_What the exercise asks_
Reproduce precisely the lines between the start of the data below and the line with "var lhcLimit = 5e3; // GeV", both included.

_Supplied records_
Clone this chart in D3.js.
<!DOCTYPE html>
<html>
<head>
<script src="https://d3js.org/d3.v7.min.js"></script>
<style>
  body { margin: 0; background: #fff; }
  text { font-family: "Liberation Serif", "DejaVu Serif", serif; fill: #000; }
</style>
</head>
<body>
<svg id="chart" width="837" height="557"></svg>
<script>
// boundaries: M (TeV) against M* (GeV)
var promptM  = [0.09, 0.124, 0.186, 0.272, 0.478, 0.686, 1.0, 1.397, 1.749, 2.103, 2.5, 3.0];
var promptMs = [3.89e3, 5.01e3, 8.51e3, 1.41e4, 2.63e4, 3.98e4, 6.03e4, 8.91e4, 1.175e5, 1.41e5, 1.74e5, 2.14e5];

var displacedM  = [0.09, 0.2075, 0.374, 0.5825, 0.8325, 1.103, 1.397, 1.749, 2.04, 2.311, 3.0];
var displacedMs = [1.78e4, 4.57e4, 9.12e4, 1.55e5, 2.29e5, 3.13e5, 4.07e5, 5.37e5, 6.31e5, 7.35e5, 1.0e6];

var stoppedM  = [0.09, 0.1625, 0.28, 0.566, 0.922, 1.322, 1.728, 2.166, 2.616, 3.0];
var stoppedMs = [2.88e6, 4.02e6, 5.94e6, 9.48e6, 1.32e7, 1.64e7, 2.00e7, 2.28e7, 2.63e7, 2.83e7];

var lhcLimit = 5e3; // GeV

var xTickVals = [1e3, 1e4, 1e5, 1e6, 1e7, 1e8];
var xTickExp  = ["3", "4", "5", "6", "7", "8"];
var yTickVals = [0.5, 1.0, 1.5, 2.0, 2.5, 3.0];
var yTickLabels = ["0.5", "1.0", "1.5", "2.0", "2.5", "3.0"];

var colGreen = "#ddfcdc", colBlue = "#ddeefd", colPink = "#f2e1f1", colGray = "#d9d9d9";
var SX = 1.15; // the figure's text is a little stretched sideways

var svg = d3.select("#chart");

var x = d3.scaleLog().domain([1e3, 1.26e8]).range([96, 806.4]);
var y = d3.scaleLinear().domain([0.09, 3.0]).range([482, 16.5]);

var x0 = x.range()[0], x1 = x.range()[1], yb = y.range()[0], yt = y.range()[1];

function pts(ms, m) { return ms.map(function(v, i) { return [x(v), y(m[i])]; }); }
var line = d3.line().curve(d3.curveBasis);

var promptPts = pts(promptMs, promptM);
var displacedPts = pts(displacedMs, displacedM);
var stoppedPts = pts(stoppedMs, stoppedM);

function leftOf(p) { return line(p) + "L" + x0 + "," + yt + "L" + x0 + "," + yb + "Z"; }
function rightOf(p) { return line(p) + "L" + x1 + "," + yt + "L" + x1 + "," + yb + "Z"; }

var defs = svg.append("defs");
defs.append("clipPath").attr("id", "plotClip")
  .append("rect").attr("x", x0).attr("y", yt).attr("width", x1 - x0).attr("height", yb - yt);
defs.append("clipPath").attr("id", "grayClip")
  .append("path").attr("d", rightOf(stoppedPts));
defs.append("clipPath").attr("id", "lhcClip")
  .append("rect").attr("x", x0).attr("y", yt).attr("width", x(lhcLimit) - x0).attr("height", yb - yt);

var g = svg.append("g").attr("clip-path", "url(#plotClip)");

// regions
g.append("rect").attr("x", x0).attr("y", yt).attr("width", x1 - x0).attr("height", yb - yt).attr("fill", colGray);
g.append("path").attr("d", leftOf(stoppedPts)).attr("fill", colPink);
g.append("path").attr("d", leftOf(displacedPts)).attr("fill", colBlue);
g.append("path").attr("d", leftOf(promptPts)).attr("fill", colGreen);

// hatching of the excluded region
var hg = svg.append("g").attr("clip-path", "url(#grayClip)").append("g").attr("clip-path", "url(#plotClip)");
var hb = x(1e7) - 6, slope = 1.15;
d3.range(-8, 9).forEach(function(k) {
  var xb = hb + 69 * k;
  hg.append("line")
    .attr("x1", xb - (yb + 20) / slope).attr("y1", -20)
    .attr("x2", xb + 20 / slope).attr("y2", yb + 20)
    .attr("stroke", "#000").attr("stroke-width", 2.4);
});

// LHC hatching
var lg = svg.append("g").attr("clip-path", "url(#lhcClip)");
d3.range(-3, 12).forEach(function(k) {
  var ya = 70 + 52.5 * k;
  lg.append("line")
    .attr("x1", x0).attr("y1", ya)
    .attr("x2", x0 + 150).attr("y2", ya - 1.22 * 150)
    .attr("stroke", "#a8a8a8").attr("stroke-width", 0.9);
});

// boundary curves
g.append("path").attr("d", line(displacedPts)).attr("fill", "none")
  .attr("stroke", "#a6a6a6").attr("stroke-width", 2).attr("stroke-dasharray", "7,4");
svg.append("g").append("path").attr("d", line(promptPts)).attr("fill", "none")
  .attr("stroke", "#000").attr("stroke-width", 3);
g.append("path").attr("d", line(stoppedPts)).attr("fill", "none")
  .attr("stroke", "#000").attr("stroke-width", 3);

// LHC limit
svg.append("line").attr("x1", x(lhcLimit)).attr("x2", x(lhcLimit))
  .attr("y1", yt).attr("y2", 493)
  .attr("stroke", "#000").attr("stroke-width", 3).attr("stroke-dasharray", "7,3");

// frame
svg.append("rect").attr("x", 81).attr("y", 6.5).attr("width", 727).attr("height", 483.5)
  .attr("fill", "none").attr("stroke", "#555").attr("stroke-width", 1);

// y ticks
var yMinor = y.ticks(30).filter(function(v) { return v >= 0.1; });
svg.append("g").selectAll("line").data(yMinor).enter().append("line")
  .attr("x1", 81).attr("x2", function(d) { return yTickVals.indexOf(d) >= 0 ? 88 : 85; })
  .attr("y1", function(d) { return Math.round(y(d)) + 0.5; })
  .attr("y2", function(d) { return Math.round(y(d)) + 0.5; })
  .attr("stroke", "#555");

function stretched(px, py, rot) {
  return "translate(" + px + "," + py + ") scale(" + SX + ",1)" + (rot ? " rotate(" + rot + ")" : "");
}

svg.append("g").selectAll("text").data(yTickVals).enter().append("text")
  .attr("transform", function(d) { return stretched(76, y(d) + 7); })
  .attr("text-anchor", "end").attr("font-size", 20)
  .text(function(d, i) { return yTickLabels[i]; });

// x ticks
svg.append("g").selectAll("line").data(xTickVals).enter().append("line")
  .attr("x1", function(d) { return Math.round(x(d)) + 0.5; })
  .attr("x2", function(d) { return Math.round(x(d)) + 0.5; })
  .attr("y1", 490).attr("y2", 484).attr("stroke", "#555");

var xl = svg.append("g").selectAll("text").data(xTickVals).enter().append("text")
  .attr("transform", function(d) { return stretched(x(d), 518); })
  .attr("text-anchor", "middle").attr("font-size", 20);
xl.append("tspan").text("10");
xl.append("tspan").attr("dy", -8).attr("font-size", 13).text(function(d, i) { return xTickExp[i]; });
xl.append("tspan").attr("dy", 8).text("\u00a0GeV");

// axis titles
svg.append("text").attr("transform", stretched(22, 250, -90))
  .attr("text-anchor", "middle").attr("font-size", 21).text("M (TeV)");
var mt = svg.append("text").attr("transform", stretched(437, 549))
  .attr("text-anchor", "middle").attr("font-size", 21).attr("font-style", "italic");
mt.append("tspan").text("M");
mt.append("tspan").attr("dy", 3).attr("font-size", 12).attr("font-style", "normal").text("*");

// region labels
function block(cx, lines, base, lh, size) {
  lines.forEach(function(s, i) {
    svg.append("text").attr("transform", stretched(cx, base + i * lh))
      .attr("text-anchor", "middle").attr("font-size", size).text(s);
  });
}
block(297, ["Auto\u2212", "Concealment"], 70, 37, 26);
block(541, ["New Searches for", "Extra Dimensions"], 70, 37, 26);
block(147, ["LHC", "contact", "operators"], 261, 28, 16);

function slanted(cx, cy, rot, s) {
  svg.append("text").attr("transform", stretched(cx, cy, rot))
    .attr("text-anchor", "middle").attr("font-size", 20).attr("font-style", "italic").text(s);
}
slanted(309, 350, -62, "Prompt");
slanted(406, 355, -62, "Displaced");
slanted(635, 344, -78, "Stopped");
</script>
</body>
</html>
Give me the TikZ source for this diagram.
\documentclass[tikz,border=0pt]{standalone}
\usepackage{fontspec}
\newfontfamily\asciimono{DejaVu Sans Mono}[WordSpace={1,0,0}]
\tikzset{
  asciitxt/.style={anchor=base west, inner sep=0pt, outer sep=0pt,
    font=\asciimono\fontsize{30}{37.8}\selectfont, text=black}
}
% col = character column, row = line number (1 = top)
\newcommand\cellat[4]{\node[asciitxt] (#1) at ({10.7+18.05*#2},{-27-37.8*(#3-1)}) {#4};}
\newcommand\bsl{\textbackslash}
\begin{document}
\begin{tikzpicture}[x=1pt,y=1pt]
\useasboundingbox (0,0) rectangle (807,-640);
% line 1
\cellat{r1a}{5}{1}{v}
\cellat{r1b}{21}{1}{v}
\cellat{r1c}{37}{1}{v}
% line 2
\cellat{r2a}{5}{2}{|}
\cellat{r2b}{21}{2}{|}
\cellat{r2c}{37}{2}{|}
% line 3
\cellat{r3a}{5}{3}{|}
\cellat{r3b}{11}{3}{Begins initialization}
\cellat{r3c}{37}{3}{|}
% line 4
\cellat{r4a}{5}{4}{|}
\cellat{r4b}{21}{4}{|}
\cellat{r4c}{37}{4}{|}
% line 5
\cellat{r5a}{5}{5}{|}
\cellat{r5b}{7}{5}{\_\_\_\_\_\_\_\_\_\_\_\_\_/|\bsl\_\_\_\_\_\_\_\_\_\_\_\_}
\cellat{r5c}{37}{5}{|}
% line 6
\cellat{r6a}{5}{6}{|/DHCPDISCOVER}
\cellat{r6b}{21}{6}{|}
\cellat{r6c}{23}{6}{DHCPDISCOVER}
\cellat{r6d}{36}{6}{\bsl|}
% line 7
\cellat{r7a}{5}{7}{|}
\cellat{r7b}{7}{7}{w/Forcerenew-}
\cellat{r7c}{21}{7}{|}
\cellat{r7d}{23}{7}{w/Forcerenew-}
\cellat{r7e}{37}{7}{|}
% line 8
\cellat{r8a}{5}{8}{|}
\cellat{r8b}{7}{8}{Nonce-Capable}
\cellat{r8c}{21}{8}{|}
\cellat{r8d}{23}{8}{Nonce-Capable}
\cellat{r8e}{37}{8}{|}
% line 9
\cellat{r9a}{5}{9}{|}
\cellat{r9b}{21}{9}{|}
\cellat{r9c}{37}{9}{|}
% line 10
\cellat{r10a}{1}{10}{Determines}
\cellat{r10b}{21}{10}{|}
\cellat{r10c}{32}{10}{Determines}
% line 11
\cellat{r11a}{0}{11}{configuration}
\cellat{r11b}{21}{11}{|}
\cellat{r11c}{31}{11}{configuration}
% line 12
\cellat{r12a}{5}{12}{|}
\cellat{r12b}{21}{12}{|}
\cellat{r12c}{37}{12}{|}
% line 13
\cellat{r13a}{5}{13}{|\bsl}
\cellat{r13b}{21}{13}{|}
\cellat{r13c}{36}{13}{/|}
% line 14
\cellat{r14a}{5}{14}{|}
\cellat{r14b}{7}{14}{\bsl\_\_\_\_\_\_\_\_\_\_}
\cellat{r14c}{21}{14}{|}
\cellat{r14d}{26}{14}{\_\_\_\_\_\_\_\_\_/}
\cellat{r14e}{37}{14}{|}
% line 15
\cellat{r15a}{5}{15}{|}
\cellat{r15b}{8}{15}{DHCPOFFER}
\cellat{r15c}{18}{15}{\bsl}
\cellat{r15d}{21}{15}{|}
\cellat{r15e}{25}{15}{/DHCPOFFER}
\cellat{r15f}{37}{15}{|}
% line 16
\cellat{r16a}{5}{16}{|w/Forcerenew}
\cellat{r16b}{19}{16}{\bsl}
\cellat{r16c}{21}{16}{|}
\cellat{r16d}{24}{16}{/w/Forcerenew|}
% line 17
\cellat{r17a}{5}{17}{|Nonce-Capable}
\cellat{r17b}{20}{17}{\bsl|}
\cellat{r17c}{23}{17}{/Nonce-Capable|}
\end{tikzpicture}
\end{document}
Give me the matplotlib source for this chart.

_Correct answer_
Clone this chart in D3.js.
<!DOCTYPE html>
<html>
<head>
<script src="https://d3js.org/d3.v7.min.js"></script>
<style>
  body { margin: 0; background: #fff; }
  text { font-family: "Liberation Serif", "DejaVu Serif", serif; fill: #000; }
</style>
</head>
<body>
<svg id="chart" width="837" height="557"></svg>
<script>
// boundaries: M (TeV) against M* (GeV)
var promptM  = [0.09, 0.124, 0.186, 0.272, 0.478, 0.686, 1.0, 1.397, 1.749, 2.103, 2.5, 3.0];
var promptMs = [3.89e3, 5.01e3, 8.51e3, 1.41e4, 2.63e4, 3.98e4, 6.03e4, 8.91e4, 1.175e5, 1.41e5, 1.74e5, 2.14e5];

var displacedM  = [0.09, 0.2075, 0.374, 0.5825, 0.8325, 1.103, 1.397, 1.749, 2.04, 2.311, 3.0];
var displacedMs = [1.78e4, 4.57e4, 9.12e4, 1.55e5, 2.29e5, 3.13e5, 4.07e5, 5.37e5, 6.31e5, 7.35e5, 1.0e6];

var stoppedM  = [0.09, 0.1625, 0.28, 0.566, 0.922, 1.322, 1.728, 2.166, 2.616, 3.0];
var stoppedMs = [2.88e6, 4.02e6, 5.94e6, 9.48e6, 1.32e7, 1.64e7, 2.00e7, 2.28e7, 2.63e7, 2.83e7];

var lhcLimit = 5e3; // GeV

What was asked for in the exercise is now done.